De afgelasting van alle skeelerwedstrijden in het voorjaar leidde tot bijzondere taferelen in Zandvoort. Het was voor veel rijders immers maanden geleden dat ze elkaar voor het laatst zagen. Als koeien die na een lange winter naar buiten mochten, ging jong en oud de baan over. Menigmaal werd er even gepauzeerd voor wat foto's en filmpjes en zo nu en dan konden de omstanders een enthousiaste kreet horen van een van de rijders op de baan.
Toch werd er ook serieus getraind, vertelt Manon Kamminga. Na een eerste verkenningsrondje deelt ze de omvangrijke groep op en geeft ze wat instructies mee. "Ik heb mijn rijders ook verteld wat de belangrijke punten zijn en waar ze op moeten letten. Tegelijkertijd neem ik ook alles heel goed in mezelf op, dat is een goede wisselwerking."

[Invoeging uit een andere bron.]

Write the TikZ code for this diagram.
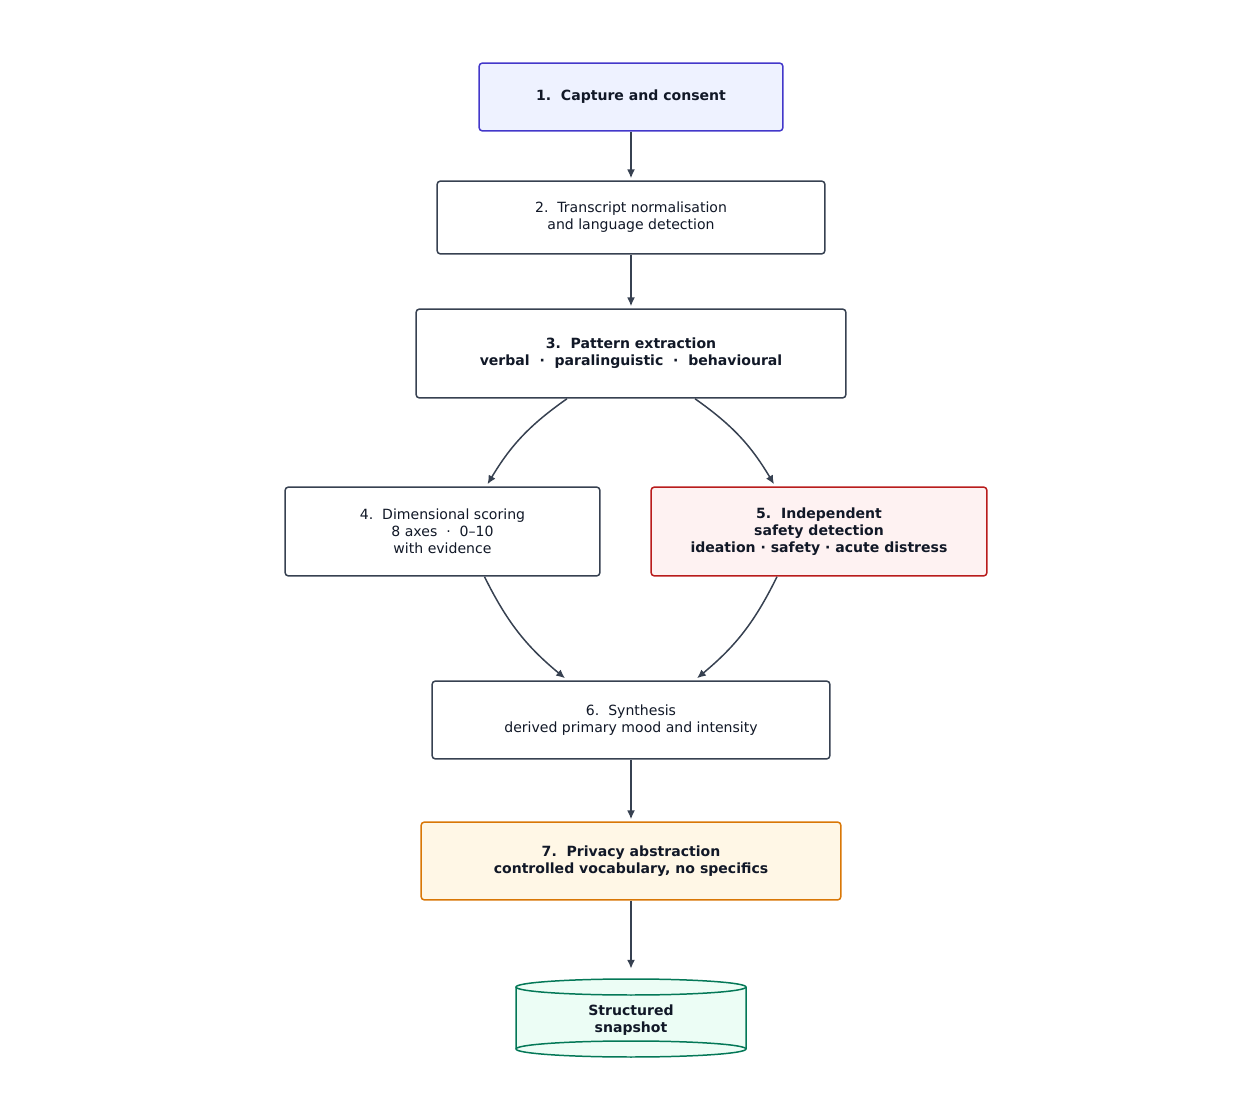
\documentclass[tikz,border=0pt]{standalone}
\usepackage{fontspec}
\setmainfont{DejaVu Sans}
\usetikzlibrary{arrows.meta,calc}
\definecolor{ink}{HTML}{111827}
\definecolor{edge}{HTML}{374151}
\definecolor{c1d}{HTML}{4338CA}\definecolor{c1f}{HTML}{EEF2FF}
\definecolor{c5d}{HTML}{B91C1C}\definecolor{c5f}{HTML}{FEF2F2}
\definecolor{c7d}{HTML}{D97706}\definecolor{c7f}{HTML}{FFF7E6}
\definecolor{cg}{HTML}{047857}\definecolor{cf}{HTML}{ECFDF5}
\begin{document}
\begin{tikzpicture}[x=0.02cm,y=-0.02cm,
  box/.style={draw=edge,line width=0.85pt,rounded corners=2pt,fill=white,align=center,text=ink,font=\fontsize{8}{9.6}\selectfont,inner sep=0pt},
  bb/.style={box,font=\fontsize{8}{9.6}\selectfont\bfseries},
  arr/.style={draw=edge,line width=0.85pt,-{Latex[length=5pt,width=4.5pt]}}]
\useasboundingbox (0,0) rectangle (1252,1108);
\node[bb,draw=c1d,fill=c1f,minimum width=6.08cm,minimum height=1.36cm] (n1) at (631,97) {1.\ \ Capture and consent};
\node[box,minimum width=7.76cm,minimum height=1.46cm] (n2) at (631,217.5) {2.\ \ Transcript normalisation\\and language detection};
\node[bb,minimum width=8.6cm,minimum height=1.78cm] (n3) at (631,353.5) {3.\ \ Pattern extraction\\verbal\ \ ·\ \ paralinguistic\ \ ·\ \ behavioural};
\node[box,minimum width=6.3cm,minimum height=1.78cm] (n4) at (442.5,531.5) {4.\ \ Dimensional scoring\\8 axes\ \ ·\ \ 0–10\\with evidence};
\node[bb,draw=c5d,fill=c5f,minimum width=6.72cm,minimum height=1.78cm] (n5) at (819,531.5) {5.\ \ Independent\\safety detection\\ideation · safety · acute distress};
\node[box,minimum width=7.96cm,minimum height=1.56cm] (n6) at (631,720) {6.\ \ Synthesis\\derived primary mood and intensity};
\node[bb,draw=c7d,fill=c7f,minimum width=8.4cm,minimum height=1.56cm] (n7) at (631,861) {7.\ \ Privacy abstraction\\controlled vocabulary, no specifics};
% cylinder
\fill[cf] (516,987) -- (516,1049) arc[start angle=180,end angle=360,x radius=115,y radius=-8] -- (746,987) -- cycle;
\draw[cg,line width=0.85pt] (516,987) -- (516,1049) arc[start angle=180,end angle=360,x radius=115,y radius=-8] -- (746,987);
\draw[cg,line width=0.85pt,fill=cf] (631,987) ellipse[x radius=115,y radius=8];
\draw[cg,line width=0.85pt] (516,1049) arc[start angle=180,end angle=0,x radius=115,y radius=-8];
\node[align=center,text=ink,font=\fontsize{8}{9.6}\selectfont\bfseries,minimum width=4.6cm,minimum height=1.0cm,inner sep=0pt] (n8) at (631,1020) {Structured\\snapshot};
\draw[arr] (n1) -- ($(n2.north)+(0,-2)$);
\draw[arr] (n2) -- ($(n3.north)+(0,-2)$);
\draw[arr] ($(n3.south)+(-64,0)$) to[bend right=12] ($(n4.north)+(45,-2)$);
\draw[arr] ($(n3.south)+(64,0)$) to[bend left=12] ($(n5.north)+(-45,-2)$);
\draw[arr] ($(n4.south)+(42,0)$) to[bend right=12] ($(n6.north)+(-66,-2)$);
\draw[arr] ($(n5.south)+(-42,0)$) to[bend left=12] ($(n6.north)+(66,-2)$);
\draw[arr] (n6) -- ($(n7.north)+(0,-2)$);
\draw[arr] (n7) -- ($(n8.north)+(0,-26)$);
\end{tikzpicture}
\end{document}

Opvallend beeld tijdens de training: ten opzichte van de auto's rijden de inlineskaters tegen de richting in. Dat is met een goede reden overigens. Nu zijn de meeste bochten linksom, een natuurlijkere beweging voor de rijders dan de bochten rechtsom. Bart Hoolwerf is er wel over te spreken. "De auto's hebben normaal gesproken richting de finish een lange, rechte kombocht. Dat is normaal al onnatuurlijk en een kombocht is nog lastiger." De helling in de zogenoemde Arie Luyendykbocht is maar liefst 32 procent en kent een hoogteverschil van 4,5 meter. Die bocht ligt nu in het begin van de ronde.
Koersverloop
Zowel Hoolwerf als Kamminga hebben ervaring met het skeeleren over een circuit. In 2017 op het Europees kampioenschap in het Portugese Lagos veroverden zij allebei een medaille op de marathon. Hoolwerf pakte brons bij de junioren, Kamminga greep de titel. Toch zijn de rondjes niet met elkaar te vergelijken, stellen ze. "In Lagos was het parcours heel zwaar met veel hoogteverschil. Het had lange rechte stukken en was daardoor saaier. Dit parcours heeft meer bochten en zal meer koers opleveren", voorspelt Kamminga.
De mogelijkheid om deze week een verkenningsronde te rijden werd daarom door veel rijders met beide handen aangepakt. Net als in het autoracen moeten de skeeleraars namelijk hun 'bandenkeuze' bepalen. De skeeleraars hebben aparte wielen voor diverse ondergronden en omstandigheden. "Je krijgt ook een beetje een beeld hoe de wedstrijd kan gaan en daar kun je een tactiek voor bedenken", aldus Hoolwerf.